What to double-check
This section is the part most teams skip. A rule can appear healthy because a query runs and returns events. That does not mean your detection content is production-ready.
- Data source assumptions: Confirm which Elastic Agent integration, endpoint product, or forwarded log source is responsible for each field used in the rule.
- Index and dataset scope: Make sure the rule is searching the right data views. Silent misses often come from index drift, not bad logic.
- Field normalization: Validate ECS field names and types. Keyword versus text mismatches, case sensitivity, and nested fields can all change results.
- Look-back and schedule: If ingestion is delayed, a short execution interval can create blind spots. Sequence and threshold rules are especially sensitive.
- Host coverage: Test more than one endpoint profile. Developer workstations, server builds, VDI images, and kiosk systems may produce different telemetry.
- OS and version differences: Process trees, command lines, and logging semantics vary across Windows versions and security tooling combinations.
- Expected administrative noise: Before tightening a rule, compare lab results against legitimate IT workflows so you do not tune away true positives or flood analysts with known-good activity.
- MITRE mapping: Use ATT&CK as a way to organize coverage, not as proof of quality. A mapped technique is not necessarily a validated detection.
- Exception hygiene: Review old exceptions regularly. Exceptions added during one incident or rollout can become long-term blind spots.
- Alert enrichment: Check whether asset criticality, user context, and case-management metadata are attached where useful. Better enrichment can reduce the need for overly complex rule logic.

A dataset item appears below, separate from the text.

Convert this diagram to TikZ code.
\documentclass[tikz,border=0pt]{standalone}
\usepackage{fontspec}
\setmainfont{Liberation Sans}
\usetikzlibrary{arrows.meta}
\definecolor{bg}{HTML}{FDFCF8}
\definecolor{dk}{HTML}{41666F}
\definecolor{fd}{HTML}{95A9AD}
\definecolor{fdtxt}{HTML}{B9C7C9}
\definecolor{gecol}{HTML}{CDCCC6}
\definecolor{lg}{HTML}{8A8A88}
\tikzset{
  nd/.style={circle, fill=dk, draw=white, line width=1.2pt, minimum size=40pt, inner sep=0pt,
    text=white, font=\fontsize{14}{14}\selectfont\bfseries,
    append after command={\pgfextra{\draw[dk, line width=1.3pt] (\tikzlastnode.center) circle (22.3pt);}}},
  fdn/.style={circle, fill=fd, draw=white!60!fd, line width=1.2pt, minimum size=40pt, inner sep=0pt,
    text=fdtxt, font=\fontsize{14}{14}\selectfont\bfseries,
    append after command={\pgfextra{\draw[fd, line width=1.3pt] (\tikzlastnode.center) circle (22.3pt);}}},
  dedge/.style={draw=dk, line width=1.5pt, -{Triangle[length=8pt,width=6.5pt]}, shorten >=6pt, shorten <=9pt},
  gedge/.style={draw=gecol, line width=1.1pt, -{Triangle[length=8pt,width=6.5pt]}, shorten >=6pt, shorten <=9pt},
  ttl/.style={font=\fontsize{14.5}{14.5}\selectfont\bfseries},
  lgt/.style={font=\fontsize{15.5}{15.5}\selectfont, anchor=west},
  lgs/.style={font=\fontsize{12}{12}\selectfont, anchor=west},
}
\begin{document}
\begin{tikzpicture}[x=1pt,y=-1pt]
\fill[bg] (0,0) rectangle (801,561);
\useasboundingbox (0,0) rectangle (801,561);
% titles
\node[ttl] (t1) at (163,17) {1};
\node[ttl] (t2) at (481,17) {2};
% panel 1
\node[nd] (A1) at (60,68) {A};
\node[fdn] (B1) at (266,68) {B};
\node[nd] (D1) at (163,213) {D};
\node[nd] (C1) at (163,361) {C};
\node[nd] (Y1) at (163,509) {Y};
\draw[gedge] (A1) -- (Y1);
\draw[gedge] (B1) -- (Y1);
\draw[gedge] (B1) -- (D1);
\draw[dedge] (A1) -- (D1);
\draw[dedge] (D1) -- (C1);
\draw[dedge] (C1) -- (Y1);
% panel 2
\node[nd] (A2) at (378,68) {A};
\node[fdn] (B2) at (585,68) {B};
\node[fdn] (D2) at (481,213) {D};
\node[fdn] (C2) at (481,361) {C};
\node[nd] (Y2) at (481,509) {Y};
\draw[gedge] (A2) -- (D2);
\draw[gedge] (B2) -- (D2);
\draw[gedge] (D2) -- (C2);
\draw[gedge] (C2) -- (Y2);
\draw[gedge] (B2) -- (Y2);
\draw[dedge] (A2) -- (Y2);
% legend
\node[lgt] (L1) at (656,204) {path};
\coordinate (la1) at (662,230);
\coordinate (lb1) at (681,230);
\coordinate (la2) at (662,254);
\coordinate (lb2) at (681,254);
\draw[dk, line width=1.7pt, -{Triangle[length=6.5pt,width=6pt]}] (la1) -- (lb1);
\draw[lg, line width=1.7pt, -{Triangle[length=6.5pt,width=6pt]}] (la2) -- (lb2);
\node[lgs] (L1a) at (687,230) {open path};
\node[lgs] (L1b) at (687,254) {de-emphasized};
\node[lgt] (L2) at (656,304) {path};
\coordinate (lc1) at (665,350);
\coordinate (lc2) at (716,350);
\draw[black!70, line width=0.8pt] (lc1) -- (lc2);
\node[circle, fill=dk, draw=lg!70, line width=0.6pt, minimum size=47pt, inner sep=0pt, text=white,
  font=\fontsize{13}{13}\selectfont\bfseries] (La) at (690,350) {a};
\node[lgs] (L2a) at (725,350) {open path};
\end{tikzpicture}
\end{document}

If you maintain cross-platform rule libraries, it also helps to compare your Elastic logic against portable analytics patterns. The article Sigma Rules for Common Windows Attack Techniques: A Practical Detection Pack is useful for checking whether your rule intent survives translation across SIEMs.
Common mistakes
Most gaps in safe endpoint testing are operational, not theoretical. The following mistakes show up repeatedly in detection engineering programs.
Treating prebuilt rules as self-validating
Prebuilt content is a strong starting point, but it reflects generalized assumptions. Your environment may differ in telemetry richness, field mappings, or normal administrative behavior. Every inherited rule still needs local validation.

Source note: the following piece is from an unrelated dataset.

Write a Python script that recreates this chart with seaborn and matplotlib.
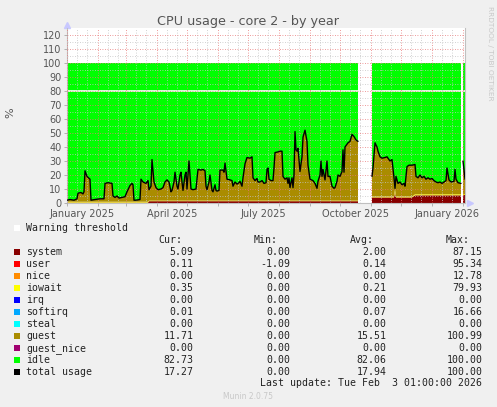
import numpy as np
import pandas as pd
import seaborn as sns
import matplotlib
matplotlib.use('Agg')
import matplotlib.pyplot as plt
import matplotlib.dates as mdates
from matplotlib.patches import Rectangle
from matplotlib.ticker import NullFormatter

# ------------------------------------------------------------------ data ---- #
# day offsets from 2025-01-01, nan rows are the holes in the graph
days = [
    0, 3, 7, 10, 11, 14, 16, 17, 18, 20, 23, 24, 28, 33, 37, 38, 41, 45, 46, 48,
    50, 52, 55, 58, 60, 63, 65, 66, 67, 69, 73, 74, 76, 79, 81,
    82, 84, 85, 87, 89, 91, 94, 96, 98, 100, 102, 104, 105, 107, 108, 110, 111, 113, 114, 115,
    116, 118, 119, 120, 122, 124, 126, 129, 130, 131, 134, 136, 138, 139, 140, 142, 143, 145, 146, 148,
    149, 150, 152,
    153, 156, 157, 158, 160, 163, 165, 166, 168, 170, 172, 173, 175, 176, 178, 180, 183, 185, 186, 188,
    190, 191, 193, 195, 197, 199, 200, 201, 202, 204, 206, 207, 208, 211, 213, 215, 216, 218, 220, 221,
    222, 223, 225, 226, 227, 228, 229, 230, 231, 233, 235, 236, 238, 240, 241, 243, 246, 248, 250, 251,
    253, 254, 255, 256, 258, 260, 261, 263, 265, 267, 268, 270, 271, 273, 275, 276, 277, 278, 281, 283,
    285, 287, 289, 291,
    298,
    305, 306, 308, 310, 311, 313, 315, 318, 320, 322, 323, 325, 327, 328, 329, 331, 333, 335, 337, 338,
    340, 342, 345, 348, 349, 351, 353, 355, 357, 359, 361, 363, 365, 367, 369, 371, 373, 375, 377, 379,
    380, 382, 384, 387, 388, 389, 391, 394,
    395,
    396, 398,
]

total_usage = [
    2, 2.5, 2, 3, 7, 7.5, 6.5, 8, 23, 19, 17, 2, 2.5, 3, 3, 14, 14.5, 14, 5, 4,
    5, 3.5, 4, 4.5, 8, 12.5, 14, 13, 2, 2, 2.5, 17, 15, 14, 16,
    9.5, 12, 31, 15, 11, 9.5, 10, 11, 15, 16.5, 15, 8, 9, 15, 22, 12, 10, 20, 22, 15,
    9, 20, 22, 10, 30, 10, 9.5, 10, 17, 24, 23.5, 24, 23, 12, 9.5, 15, 20, 9, 8, 13,
    9, 8.5, 9,
    23.5, 23.5, 22, 28.5, 17, 16.5, 16, 12, 15, 13.5, 14.5, 15.5, 12, 18, 28, 32.5, 32, 33, 18, 16,
    17.5, 15, 15, 16, 14, 14.5, 24, 25, 17, 16, 16, 25, 36, 36.5, 37, 37, 19, 17, 18, 14,
    18, 11, 18, 11, 20, 51, 38, 37, 39, 22.5, 33, 47, 52, 44, 27, 17, 16, 14, 10.5, 15.5,
    20, 30, 19, 24, 16.5, 30, 19, 19, 12, 10.5, 11, 15.5, 20, 19, 22.5, 38, 22, 40, 43, 44,
    49, 47.5, 45, 44,
    np.nan,
    19, 25, 43, 40, 37, 33, 32, 32.5, 33, 31, 30, 31, 18, 10.5, 19, 14, 15, 13, 14, 12,
    26, 27, 27, 27.5, 19, 18, 20, 18, 19, 17, 18, 17, 17.5, 16, 15, 14.5, 15, 14, 15, 16,
    25, 16.5, 15, 15.5, 24, 17, 14.5, 14,
    np.nan,
    30, 17,
]

system = [
    0.3, 0.3, 0.3, 0.3, 0.3, 0.3, 0.3, 0.3, 0.3, 0.3, 0.3, 0.3, 0.3, 0.3, 0.3, 0.3, 0.3, 0.3, 0.3, 0.3,
    0.3, 0.3, 0.3, 0.3, 0.3, 0.3, 0.3, 0.3, 0.3, 0.3, 0.3, 0.3, 0.3, 0.3, 0.3,
    1.3, 1.3, 1.3, 1.3, 1.3, 1.3, 1.3, 1.3, 1.3, 1.3, 1.3, 1.3, 1.3, 1.3, 1.3, 1.3, 1.3, 1.3, 1.3, 1.3,
    1.3, 1.3, 1.3, 1.3, 1.3, 1.3, 1.3, 1.3, 1.3, 1.3, 1.3, 1.3, 1.3, 1.3, 1.3, 1.3, 1.3, 1.3, 1.3, 1.3,
    1.3, 1.3, 1.3,
    1.3, 1.3, 1.3, 1.3, 1.3, 1.3, 1.3, 1.3, 1.3, 1.3, 1.3, 1.3, 1.3, 1.3, 1.3, 1.3, 1.3, 1.3, 1.3, 1.3,
    1.3, 1.3, 1.3, 1.3, 1.3, 1.3, 1.3, 1.3, 1.3, 1.3, 1.3, 1.3, 1.3, 1.3, 1.3, 1.3, 1.3, 1.3, 1.3, 1.3,
    1.3, 1.3, 1.3, 1.3, 1.3, 1.3, 1.3, 1.3, 1.3, 1.3, 1.3, 1.3, 1.3, 1.3, 1.3, 1.3, 1.3, 1.3, 1.3, 1.3,
    1.3, 1.3, 1.3, 1.3, 1.3, 1.3, 1.3, 1.3, 1.3, 1.3, 1.3, 1.3, 1.3, 1.3, 1.3, 1.3, 1.3, 1.3, 1.3, 1.3,
    1.3, 1.3, 1.3, 1.3,
    np.nan,
    4, 4, 4, 4, 4, 4, 4, 4, 4, 4, 4, 4, 4, 7.5, 4, 4, 4, 4, 4, 4,
    4, 4, 4, 5.5, 5.5, 5.5, 5.5, 5.5, 5.5, 5.5, 5.5, 5.5, 5.5, 5.5, 5.5, 5.5, 5.5, 5.5, 5.5, 5.5,
    5.5, 5.5, 5.5, 5.5, 5.5, 5.5, 5.5, 5.5,
    np.nan,
    5.5, 5.5,
]

iowait = [
    0.6, 0.6, 0.6, 0.6, 0.6, 0.6, 0.6, 0.6, 0.6, 0.6, 0.6, 0.6, 0.6, 0.6, 0.6, 0.6, 0.6, 0.6, 0.6, 0.6,
    0.6, 0.6, 0.6, 0.6, 0.6, 0.6, 0.6, 0.6, 0.6, 0.6, 0.6, 0.6, 0.6, 0.6, 0.6,
    0.4, 0.4, 0.4, 0.4, 0.4, 0.4, 0.4, 0.4, 0.4, 0.4, 0.4, 0.4, 0.4, 0.4, 0.4, 0.4, 0.4, 0.4, 0.4, 0.4,
    0.4, 0.4, 0.4, 0.4, 0.4, 0.4, 0.4, 0.4, 0.4, 0.4, 0.4, 0.4, 0.4, 0.4, 0.4, 0.4, 0.4, 0.4, 0.4, 0.4,
    0.4, 0.4, 0.4,
    0.4, 0.4, 0.4, 0.4, 0.4, 0.4, 0.4, 0.4, 0.4, 0.4, 0.4, 0.4, 0.4, 0.4, 0.4, 0.4, 0.4, 0.4, 0.4, 0.4,
    0.4, 0.4, 0.4, 0.4, 0.4, 0.4, 0.4, 0.4, 0.4, 0.4, 0.4, 0.4, 0.4, 0.4, 0.4, 0.4, 0.4, 0.4, 0.4, 0.4,
    0.4, 0.4, 0.4, 0.4, 0.4, 0.4, 0.4, 0.4, 0.4, 0.4, 0.4, 0.4, 0.4, 0.4, 0.4, 0.4, 0.4, 0.4, 0.4, 0.4,
    0.4, 0.4, 0.4, 0.4, 0.4, 0.4, 0.4, 0.4, 0.4, 0.4, 0.4, 0.4, 0.4, 0.4, 0.4, 0.4, 0.4, 0.4, 0.4, 0.4,
    0.4, 0.4, 0.4, 0.4,
    np.nan,
    0.6, 0.6, 0.6, 0.6, 0.6, 0.6, 0.6, 0.6, 0.6, 0.6, 0.6, 0.6, 0.6, 2.5, 0.6, 0.6, 0.6, 0.6, 0.6, 0.6,
    0.6, 0.6, 0.6, 0.7, 0.7, 0.7, 0.7, 0.7, 0.7, 0.7, 0.7, 0.7, 0.7, 0.7, 0.7, 0.7, 0.7, 0.7, 0.7, 0.7,
    0.7, 0.7, 0.7, 0.7, 0.7, 0.7, 0.7, 0.7,
    np.nan,
    0.7, 0.7,
]

# x tick labels (rrdtool puts them in the middle of the month)
label_dates = ['2025-01-16', '2025-04-16', '2025-07-16', '2025-10-16', '2026-01-16']
label_texts = ['January 2025', 'April 2025', 'July 2025', 'October 2025', 'January 2026']

# legend table
legend_names = ['system', 'user', 'nice', 'iowait', 'irq', 'softirq', 'steal',
                'guest', 'guest_nice', 'idle', 'total usage']
legend_colors = ['#880000', '#FF0000', '#FF8C00', '#FFFF00', '#0000FF', '#00A8FF',
                 '#00FFFF', '#AA8C00', '#A00070', '#00FF00', '#000000']
cur_vals = [5.09, 0.11, 0.00, 0.35, 0.00, 0.01, 0.00, 11.71, 0.00, 82.73, 17.27]
min_vals = [0.00, -1.09, 0.00, 0.00, 0.00, 0.00, 0.00, 0.00, 0.00, 0.00, 0.00]
avg_vals = [2.00, 0.14, 0.00, 0.21, 0.00, 0.07, 0.00, 15.51, 0.00, 82.06, 17.94]
max_vals = [87.15, 95.34, 12.78, 79.93, 0.00, 16.66, 0.00, 100.99, 0.00, 100.00, 100.00]

warning_level = 80

# ------------------------------------------------------------------ plot ---- #
sns.set_theme(style='white')
plt.rcParams['font.family'] = ['DejaVu Sans']

W, H = 497, 407
fig = plt.figure(figsize=(W / 100, H / 100), dpi=100, facecolor='#F0F0F0')
ax = fig.add_axes([67 / W, 1 - 203 / H, 398 / W, 175 / H])
ax.set_facecolor('white')

dates = pd.Timestamp('2025-01-01') + pd.to_timedelta(days, unit='D')
total = np.array(total_usage, dtype=float)
sys_a = np.array(system, dtype=float)
io_a = np.array(iowait, dtype=float)
guest = total - sys_a - io_a
idle = 100 - total

ax.stackplot(dates, sys_a, io_a, guest, idle,
             colors=['#880000', '#FFFF00', '#AA8C00', '#00FF00'], linewidth=0, zorder=1)
ax.axhline(warning_level, color='white', lw=1.2, zorder=1.5)

df = pd.DataFrame({'date': dates, 'total': total})
df['seg'] = np.cumsum(np.isnan(total))
df = df.dropna()
sns.lineplot(data=df, x='date', y='total', units='seg', estimator=None,
             color='black', lw=1.0, ax=ax, zorder=3)

ax.set_xlim(pd.Timestamp('2025-01-01'), pd.Timestamp('2026-02-03'))
ax.set_ylim(0, 125)
ax.set_xlabel('')
ax.set_ylabel('')

ax.set_yticks(np.arange(0, 121, 10))
ax.set_yticks(np.arange(5, 125, 10), minor=True)
ax.xaxis.set_major_locator(mdates.MonthLocator())
ax.xaxis.set_minor_locator(mdates.MonthLocator(bymonthday=[11, 21]))
ax.xaxis.set_major_formatter(NullFormatter())
ax.xaxis.set_minor_formatter(NullFormatter())

ax.set_axisbelow(False)
ax.grid(which='major', color='#E87878', ls=(0, (1, 2)), lw=0.6)
ax.grid(which='minor', color='#C4C4C4', ls=(0, (1, 2)), lw=0.6)
ax.tick_params(which='major', length=2, width=0.6, color='#A8A8A8',
               labelsize=7, labelcolor='#555555', pad=2, left=True, bottom=True)
ax.tick_params(which='minor', length=0)

for s in ['left', 'bottom', 'right']:
    ax.spines[s].set_color('#C0C0C0')
    ax.spines[s].set_linewidth(0.8)
ax.spines['top'].set_visible(False)

# axis arrows
ax.plot([0], [1.02], marker='^', ms=4, color='#C8C8FF', transform=ax.transAxes, clip_on=False)
ax.plot([1.012], [0], marker='>', ms=4, color='#C8C8FF', transform=ax.transAxes, clip_on=False)

for d, t in zip(label_dates, label_texts):
    ax.text(mdates.date2num(pd.Timestamp(d)), -0.034, t, ha='center', va='top',
            fontsize=7, color='#555555', transform=ax.get_xaxis_transform())


def fx(x):
    return x / W


def fy(y):
    return 1 - y / H


fig.text(fx(248), fy(25), 'CPU usage - core 2 - by year', ha='center', va='baseline',
         fontsize=9.2, color='#555555')
fig.text(fx(10), fy(113), '%', rotation=90, ha='center', va='center', fontsize=8, color='#555555')
fig.text(fx(490), fy(53), 'RRDTOOL / TOBI OETIKER', rotation=270, ha='center', va='center',
         fontsize=5.3, color='#C8C8C8')

# legend below the graph
mono = dict(family='DejaVu Sans Mono', fontsize=7.1, color='#222222')


def square(x, y, c):
    fig.add_artist(Rectangle((fx(x), fy(y + 6)), 6 / W, 6 / H, transform=fig.transFigure,
                             facecolor=c, edgecolor='none'))


square(14, 225, 'white')
fig.text(fx(26.3), fy(231), 'Warning threshold', ha='left', va='baseline', **mono)

for x, h in zip([182, 278, 374, 470], ['Cur:', 'Min:', 'Avg:', 'Max:']):
    fig.text(fx(x), fy(242.7), h, ha='right', va='baseline', **mono)

for i, name in enumerate(legend_names):
    base = 254.7 + 12 * i
    square(14, 249 + 12 * i, legend_colors[i])
    fig.text(fx(26.3), fy(base), name, ha='left', va='baseline', **mono)
    for x, v in zip([193.5, 290, 386.7, 482.3],
                    [cur_vals[i], min_vals[i], avg_vals[i], max_vals[i]]):
        fig.text(fx(x), fy(base), f'{v:.2f}', ha='right', va='baseline', **mono)

fig.text(fx(482.3), fy(386.5), 'Last update: Tue Feb  3 01:00:00 2026', ha='right',
         va='baseline', **mono)
fig.text(fx(248), fy(399), 'Munin 2.0.75', ha='center', va='baseline', fontsize=5.5,
         color='#C8C8C8')

fig.savefig('out.png', dpi=100, facecolor=fig.get_facecolor())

Testing only the query, not the full alert path
A rule can match historical data in Discover yet still fail operationally because of scheduling, permissions, suppression, building block logic, or missing action connectors. Validate end to end.
Using unsafe or unrealistic tests
There is no need to run harmful payloads to validate many endpoint detections. Benign process launches, approved remote administration events, harmless scripts, and controlled file actions can exercise the same telemetry pathways with less risk and clearer documentation.
Ignoring negative testing
You should test not only what fires, but also what should not fire. Run common administrative workflows and standard user actions to identify false positives early. This is central to security analytics tuning and false positive reduction in detection engineering.
Over-tuning too early
It is tempting to suppress noisy alerts after a first lab run. Resist that urge until you understand whether the noise comes from poor telemetry selection, broad conditions, missing environment filters, or truly common but valuable behavior.

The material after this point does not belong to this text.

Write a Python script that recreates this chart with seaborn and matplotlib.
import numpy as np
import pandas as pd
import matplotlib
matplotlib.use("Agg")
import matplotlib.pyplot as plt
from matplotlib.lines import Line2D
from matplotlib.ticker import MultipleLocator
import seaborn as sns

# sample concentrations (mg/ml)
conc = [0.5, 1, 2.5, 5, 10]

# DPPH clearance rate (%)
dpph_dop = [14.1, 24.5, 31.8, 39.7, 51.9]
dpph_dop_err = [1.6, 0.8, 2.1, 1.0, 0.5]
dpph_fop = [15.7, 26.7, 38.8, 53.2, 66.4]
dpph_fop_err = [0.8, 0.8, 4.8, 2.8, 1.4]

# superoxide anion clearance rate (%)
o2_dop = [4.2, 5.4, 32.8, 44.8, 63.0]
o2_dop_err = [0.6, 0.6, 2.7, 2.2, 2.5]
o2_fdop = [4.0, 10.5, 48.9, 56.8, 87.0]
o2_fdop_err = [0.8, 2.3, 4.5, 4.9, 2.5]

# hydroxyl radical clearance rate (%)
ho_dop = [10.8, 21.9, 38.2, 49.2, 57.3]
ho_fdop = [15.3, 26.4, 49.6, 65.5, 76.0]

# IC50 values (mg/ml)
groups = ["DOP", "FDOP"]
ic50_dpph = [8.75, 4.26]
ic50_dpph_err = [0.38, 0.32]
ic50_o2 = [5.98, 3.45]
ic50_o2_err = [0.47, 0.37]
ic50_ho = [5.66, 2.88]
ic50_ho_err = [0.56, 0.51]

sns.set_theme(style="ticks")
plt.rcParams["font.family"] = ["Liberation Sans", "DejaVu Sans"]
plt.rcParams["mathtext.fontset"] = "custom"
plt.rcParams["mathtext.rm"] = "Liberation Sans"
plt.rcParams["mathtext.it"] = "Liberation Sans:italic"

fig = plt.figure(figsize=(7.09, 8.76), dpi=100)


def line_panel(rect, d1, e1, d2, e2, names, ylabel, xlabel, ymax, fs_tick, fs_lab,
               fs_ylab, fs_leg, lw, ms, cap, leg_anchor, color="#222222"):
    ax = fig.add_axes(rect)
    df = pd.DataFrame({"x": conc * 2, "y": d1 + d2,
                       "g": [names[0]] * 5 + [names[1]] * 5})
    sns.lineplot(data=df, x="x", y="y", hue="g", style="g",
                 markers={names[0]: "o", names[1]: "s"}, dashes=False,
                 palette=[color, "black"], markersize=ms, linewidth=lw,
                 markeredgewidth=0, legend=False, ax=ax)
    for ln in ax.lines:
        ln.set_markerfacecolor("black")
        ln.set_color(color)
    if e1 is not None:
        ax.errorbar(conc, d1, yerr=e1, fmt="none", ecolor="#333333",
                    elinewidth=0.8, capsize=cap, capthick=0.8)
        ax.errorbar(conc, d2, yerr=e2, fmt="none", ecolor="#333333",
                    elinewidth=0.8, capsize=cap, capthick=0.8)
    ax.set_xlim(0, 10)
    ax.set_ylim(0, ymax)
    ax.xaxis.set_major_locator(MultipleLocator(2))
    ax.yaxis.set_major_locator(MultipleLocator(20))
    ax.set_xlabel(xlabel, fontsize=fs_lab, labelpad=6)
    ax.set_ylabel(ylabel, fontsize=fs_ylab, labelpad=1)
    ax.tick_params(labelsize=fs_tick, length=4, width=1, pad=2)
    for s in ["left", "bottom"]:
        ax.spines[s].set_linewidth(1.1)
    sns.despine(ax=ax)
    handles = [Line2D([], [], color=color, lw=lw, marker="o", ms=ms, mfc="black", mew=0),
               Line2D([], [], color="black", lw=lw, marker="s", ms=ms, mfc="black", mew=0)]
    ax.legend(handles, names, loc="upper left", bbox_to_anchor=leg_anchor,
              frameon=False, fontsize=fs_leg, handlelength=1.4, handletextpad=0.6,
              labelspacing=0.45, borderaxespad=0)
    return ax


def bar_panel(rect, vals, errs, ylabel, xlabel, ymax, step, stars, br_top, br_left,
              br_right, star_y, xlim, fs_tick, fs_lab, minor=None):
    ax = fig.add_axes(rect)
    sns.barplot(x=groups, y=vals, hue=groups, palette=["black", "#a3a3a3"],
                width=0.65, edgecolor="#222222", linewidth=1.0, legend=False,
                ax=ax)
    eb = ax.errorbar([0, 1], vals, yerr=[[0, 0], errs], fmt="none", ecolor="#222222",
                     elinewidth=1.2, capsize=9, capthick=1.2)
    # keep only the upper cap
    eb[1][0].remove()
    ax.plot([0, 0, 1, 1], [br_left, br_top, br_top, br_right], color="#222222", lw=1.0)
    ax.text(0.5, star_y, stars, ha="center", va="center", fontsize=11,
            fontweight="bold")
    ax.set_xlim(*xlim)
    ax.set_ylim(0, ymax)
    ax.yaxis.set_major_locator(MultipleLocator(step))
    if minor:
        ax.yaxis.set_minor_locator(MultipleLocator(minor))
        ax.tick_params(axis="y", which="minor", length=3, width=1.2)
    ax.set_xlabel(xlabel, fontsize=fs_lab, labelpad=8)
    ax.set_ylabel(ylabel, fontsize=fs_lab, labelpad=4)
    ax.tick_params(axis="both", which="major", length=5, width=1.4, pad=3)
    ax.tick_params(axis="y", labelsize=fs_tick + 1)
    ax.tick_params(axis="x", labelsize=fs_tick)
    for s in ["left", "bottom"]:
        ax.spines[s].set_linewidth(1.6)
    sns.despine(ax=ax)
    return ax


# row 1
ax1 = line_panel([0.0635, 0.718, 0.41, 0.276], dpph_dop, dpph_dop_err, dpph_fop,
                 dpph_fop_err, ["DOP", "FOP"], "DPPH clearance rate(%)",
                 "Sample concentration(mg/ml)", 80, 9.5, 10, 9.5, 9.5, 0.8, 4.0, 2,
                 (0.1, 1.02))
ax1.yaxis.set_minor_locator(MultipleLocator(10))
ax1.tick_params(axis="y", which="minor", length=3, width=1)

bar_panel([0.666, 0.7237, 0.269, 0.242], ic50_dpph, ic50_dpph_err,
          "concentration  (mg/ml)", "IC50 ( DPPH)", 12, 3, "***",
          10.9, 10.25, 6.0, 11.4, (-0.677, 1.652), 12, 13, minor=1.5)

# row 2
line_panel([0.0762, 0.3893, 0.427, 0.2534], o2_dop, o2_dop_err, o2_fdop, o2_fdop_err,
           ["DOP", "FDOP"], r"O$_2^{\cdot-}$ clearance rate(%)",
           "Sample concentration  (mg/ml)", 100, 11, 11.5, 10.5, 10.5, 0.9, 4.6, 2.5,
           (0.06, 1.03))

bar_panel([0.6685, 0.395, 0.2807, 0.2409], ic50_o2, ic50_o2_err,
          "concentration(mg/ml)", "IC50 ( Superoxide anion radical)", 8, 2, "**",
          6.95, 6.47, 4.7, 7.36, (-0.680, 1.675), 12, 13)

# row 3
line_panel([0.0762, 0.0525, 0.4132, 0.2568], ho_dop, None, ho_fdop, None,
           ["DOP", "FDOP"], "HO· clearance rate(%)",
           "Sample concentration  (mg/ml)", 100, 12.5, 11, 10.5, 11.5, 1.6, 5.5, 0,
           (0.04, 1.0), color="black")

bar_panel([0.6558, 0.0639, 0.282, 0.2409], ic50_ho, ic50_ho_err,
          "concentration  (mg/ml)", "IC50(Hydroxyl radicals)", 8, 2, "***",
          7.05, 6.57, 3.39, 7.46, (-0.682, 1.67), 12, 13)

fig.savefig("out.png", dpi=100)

Failing to record expected evidence
Each test should produce a small record: scenario, host type, user context, expected fields, actual fields, rule outcome, and next action. Without this, teams repeat the same work every quarter.
Confusing ATT&CK coverage with analyst value
A dashboard that shows many techniques covered can still hide low-quality alerts. Prioritize detections that produce interpretable, triage-ready context over those that exist only to fill a matrix square.
When to revisit
The most useful rule validation checklists are tied to operational triggers. Revisit this process whenever any of the following changes occur:
- Before seasonal planning cycles: Re-test the highest-value endpoint detections before quarterly or annual roadmap work so you invest in real gaps rather than assumed ones.
- When workflows or tools change: New endpoint agents, Elastic integration updates, field mapping changes, and logging policy adjustments can all invalidate prior tuning.
- After major OS image updates: Golden image changes often alter process baselines, administrative tool usage, and service behavior.
- When alert volume shifts unexpectedly: A sudden drop may signal missing telemetry; a spike may indicate mapping drift, environmental changes, or broken exceptions.
- When new use cases are onboarded: Servers, VDI, engineering workstations, and regulated systems deserve separate validation because their telemetry and normal behavior differ.
- After incidents or purple team exercises: Convert lessons from real investigations into rule tests, expected telemetry checks, and exception reviews.
For a practical next step, create a standing validation set of 10 to 15 harmless endpoint scenarios that reflect your top rule dependencies: process starts, script execution, network connections, selected file actions, registry changes, and remote administration events. Attach each scenario to one or more Elastic rules, note the required fields, and store the outcome in a shared detection engineering tracker. This turns one-off rule reviews into a durable soc validation lab process.
If you want to make the checklist even more reusable, keep a short “coverage gaps” column for each test with categories such as missing field, late ingestion, poor triage context, high admin noise, and rule logic mismatch. That simple habit makes it easier to prioritize engineering work and to decide whether the fix belongs in logging, parsing, alert tuning, or analyst workflow.
Elastic detections improve fastest when teams stop asking only “Did the rule fire?” and start asking “Did the telemetry support a trustworthy alert?” That shift is what turns a collection of rules into a maintained detection program. Revisit this checklist whenever your endpoint stack changes, and it will continue to surface the small mismatches that matter most.